→ SOURCE MATERIAL:
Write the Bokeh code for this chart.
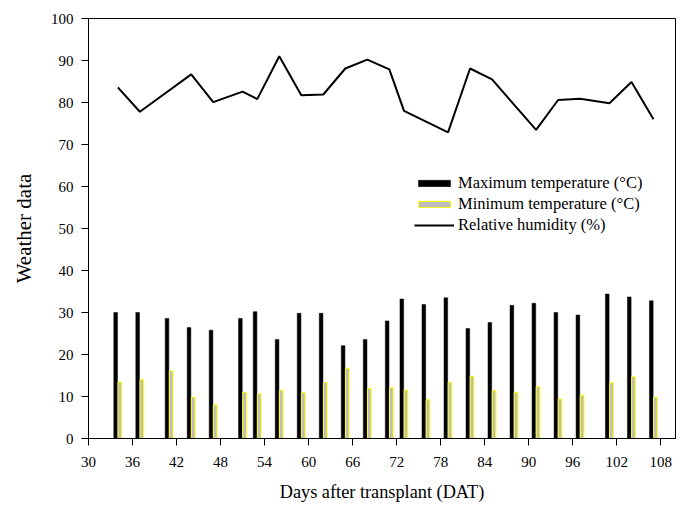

...

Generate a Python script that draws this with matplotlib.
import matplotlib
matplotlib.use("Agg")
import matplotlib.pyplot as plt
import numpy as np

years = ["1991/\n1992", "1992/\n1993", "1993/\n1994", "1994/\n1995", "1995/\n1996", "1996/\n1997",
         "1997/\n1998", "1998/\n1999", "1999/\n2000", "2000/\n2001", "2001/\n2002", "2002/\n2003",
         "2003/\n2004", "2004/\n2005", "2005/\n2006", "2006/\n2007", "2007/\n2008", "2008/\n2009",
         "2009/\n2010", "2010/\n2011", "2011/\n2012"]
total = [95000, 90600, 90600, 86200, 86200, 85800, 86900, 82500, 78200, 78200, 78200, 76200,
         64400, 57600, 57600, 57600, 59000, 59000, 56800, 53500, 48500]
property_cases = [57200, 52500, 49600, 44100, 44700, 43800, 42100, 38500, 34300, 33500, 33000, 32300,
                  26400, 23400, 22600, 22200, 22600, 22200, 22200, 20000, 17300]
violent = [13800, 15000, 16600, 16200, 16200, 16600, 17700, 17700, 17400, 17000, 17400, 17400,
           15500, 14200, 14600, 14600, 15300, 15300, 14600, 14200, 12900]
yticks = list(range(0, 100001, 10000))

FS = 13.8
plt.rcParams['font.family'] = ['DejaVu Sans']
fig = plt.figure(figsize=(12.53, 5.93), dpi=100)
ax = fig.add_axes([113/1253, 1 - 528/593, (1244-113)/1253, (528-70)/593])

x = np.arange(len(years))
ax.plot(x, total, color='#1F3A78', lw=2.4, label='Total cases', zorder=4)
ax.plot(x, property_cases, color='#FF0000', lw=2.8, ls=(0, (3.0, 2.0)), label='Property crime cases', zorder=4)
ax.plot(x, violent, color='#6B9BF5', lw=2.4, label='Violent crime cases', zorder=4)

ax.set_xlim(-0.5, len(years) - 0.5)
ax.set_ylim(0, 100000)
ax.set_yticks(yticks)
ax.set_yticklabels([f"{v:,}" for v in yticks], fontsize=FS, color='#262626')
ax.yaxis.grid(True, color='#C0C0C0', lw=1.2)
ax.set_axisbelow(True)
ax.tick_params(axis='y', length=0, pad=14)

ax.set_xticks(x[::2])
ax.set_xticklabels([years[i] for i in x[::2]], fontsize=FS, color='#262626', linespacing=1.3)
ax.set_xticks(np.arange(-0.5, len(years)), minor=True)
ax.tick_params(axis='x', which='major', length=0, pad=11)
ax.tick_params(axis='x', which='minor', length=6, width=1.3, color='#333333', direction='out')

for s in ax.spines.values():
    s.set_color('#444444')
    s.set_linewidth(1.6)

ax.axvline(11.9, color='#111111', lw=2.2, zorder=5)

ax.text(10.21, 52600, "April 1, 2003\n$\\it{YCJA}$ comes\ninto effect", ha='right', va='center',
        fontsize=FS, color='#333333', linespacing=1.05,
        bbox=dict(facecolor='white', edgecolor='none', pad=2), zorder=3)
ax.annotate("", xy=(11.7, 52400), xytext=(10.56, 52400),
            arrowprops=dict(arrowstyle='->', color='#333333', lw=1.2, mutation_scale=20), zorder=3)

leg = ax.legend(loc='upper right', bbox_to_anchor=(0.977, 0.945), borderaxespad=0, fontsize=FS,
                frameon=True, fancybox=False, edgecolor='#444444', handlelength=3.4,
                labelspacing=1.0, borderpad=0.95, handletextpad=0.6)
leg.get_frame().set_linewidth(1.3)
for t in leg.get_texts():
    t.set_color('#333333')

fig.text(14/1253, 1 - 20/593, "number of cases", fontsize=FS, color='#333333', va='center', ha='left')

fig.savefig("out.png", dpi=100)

→ WHAT YOU ARE ASKED TO DO: All lines above with "this" in them should be returned.

→ THE ANSWER:
Write the Bokeh code for this chart.
Generate a Python script that draws this with matplotlib.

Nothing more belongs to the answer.